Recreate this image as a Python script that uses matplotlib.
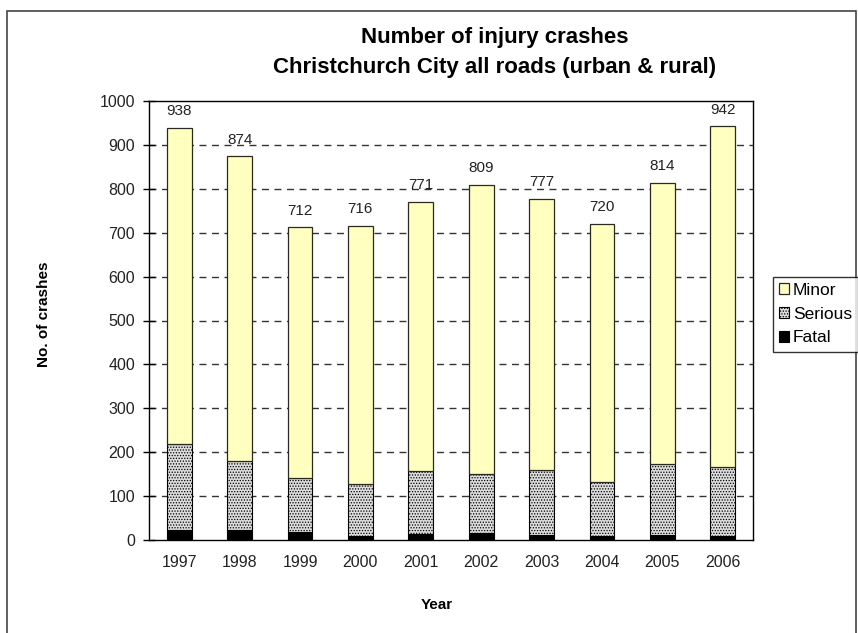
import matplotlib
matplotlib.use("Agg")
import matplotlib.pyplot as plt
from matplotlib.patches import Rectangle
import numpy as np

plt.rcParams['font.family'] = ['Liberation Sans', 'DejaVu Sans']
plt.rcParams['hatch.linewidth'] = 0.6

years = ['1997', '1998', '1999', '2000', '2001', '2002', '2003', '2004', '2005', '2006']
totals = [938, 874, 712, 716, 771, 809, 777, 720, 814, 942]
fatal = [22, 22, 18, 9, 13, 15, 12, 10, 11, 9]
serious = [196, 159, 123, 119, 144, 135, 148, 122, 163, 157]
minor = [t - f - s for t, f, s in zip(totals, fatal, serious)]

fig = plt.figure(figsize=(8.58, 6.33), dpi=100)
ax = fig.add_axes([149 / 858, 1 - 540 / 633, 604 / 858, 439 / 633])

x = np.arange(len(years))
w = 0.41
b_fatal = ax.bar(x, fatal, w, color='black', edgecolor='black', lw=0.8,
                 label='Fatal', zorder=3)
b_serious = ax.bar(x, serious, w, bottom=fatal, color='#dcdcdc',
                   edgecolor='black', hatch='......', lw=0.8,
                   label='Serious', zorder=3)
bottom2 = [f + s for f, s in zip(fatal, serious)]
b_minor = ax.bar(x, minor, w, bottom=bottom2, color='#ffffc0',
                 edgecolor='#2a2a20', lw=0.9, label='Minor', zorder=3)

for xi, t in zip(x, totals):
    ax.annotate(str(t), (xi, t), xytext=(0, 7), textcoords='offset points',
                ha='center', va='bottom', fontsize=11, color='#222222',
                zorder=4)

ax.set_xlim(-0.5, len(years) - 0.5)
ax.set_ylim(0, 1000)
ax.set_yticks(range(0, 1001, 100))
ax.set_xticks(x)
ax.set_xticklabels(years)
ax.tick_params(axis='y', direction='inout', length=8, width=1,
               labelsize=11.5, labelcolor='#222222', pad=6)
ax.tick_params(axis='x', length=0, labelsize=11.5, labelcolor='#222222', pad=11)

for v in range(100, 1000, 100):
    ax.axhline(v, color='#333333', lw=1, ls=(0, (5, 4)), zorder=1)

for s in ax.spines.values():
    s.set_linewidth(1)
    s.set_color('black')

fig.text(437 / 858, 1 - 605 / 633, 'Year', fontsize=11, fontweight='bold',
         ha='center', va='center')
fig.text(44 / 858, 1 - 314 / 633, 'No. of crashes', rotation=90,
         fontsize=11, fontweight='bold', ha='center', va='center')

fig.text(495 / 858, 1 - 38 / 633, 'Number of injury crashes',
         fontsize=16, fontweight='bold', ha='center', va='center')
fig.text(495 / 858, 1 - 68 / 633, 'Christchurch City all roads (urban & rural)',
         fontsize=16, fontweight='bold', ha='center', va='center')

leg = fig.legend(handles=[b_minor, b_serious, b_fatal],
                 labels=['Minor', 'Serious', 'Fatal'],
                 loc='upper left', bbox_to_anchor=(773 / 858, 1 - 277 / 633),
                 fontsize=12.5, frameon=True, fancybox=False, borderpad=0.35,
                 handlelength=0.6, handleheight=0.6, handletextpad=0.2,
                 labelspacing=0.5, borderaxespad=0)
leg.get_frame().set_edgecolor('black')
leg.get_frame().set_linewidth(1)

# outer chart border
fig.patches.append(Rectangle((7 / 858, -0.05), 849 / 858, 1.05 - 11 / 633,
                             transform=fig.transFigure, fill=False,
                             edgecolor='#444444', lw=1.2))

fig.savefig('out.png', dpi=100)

— Written exercise —
Give back exactly the lines from the first line of the data through the line with "plt.rcParams['hatch.linewidth'] = 0.6", pictures excluded.

— Written reply —
Recreate this image as a Python script that uses matplotlib.
import matplotlib
matplotlib.use("Agg")
import matplotlib.pyplot as plt
from matplotlib.patches import Rectangle
import numpy as np

plt.rcParams['font.family'] = ['Liberation Sans', 'DejaVu Sans']
plt.rcParams['hatch.linewidth'] = 0.6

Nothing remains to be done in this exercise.